Nel frattempo però la lobby americana si impegna a foraggiare la ‘sorella minore’ di Bruxelles, come racconta proprio il direttore di Eipa Alex Benjamin a TPI: “In occasione del loro ultimo congresso hanno finanziato il viaggio di una decina di europarlamentari a Washington, fra cui Fulvio Martusciello di Forza Italia, capo della delegazione per le relazioni con Israele al parlamento europeo”, dice. “Questo ci aiuta molto, e ci sono vicini in numerose altre maniere”.
“Il mercato politico europeo è però diverso da quello americano”, continua Benjamin, “soprattutto in fatto di politica estera, la possibilità di condizionare direttamente i decision-makers è molto più limitata”.
Il modo più efficace di esercitare influenza, spiega, è concentrarsi sulle rappresentanze permanenti dei paesi membri dell’Ue in preparazione dei Consigli degli affari esteri.
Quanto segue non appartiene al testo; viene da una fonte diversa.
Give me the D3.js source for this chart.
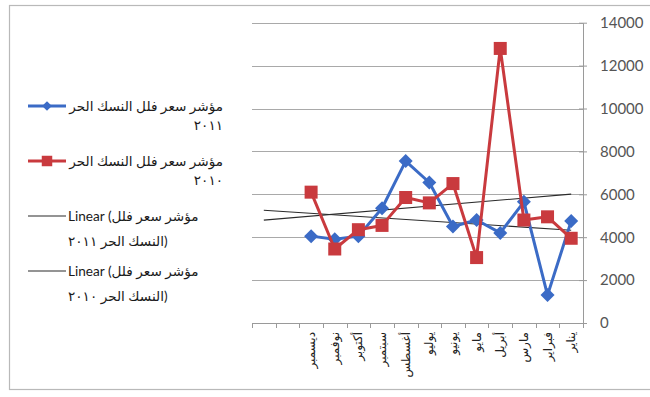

E sul parlamento laddove ha potere, come per esempio sul bilancio dell’Unione.
“In questo momento la nostra battaglia principale è quella sugli aiuti esteri europei nella regione mediorientale: se riusciamo a spingere affinché venga considerata una questione di budget, piuttosto che di politica estera, allora sì che potremmo insistere attraverso i nostri contatti fra i parlamentari affinché l’utilizzo dei soldi ricevuti dai palestinesi venga controllato come si deve”.
Eipa lavora più facilmente con le destre che con i progressisti. Talvolta, ammette sottovoce Benjamin, i gruppi politici di Marine Le Pen e Nigel Farage sono desiderosi di creare legami con Eipa.
“Lo chiamo il filosemitismo degli antisemiti”, ride un assistente dell’italiano Martusciello, “i vecchi stereotipi sul potere e la ricchezza degli ebrei rendono alcuni politici con tendenze xenofobe interessati a stringere legami con la lobby”. “Oltre a questo”, continua “c’è il fatto che vedono Israele come un alleato contro l’islam e per esteso contro l’immigrazione”.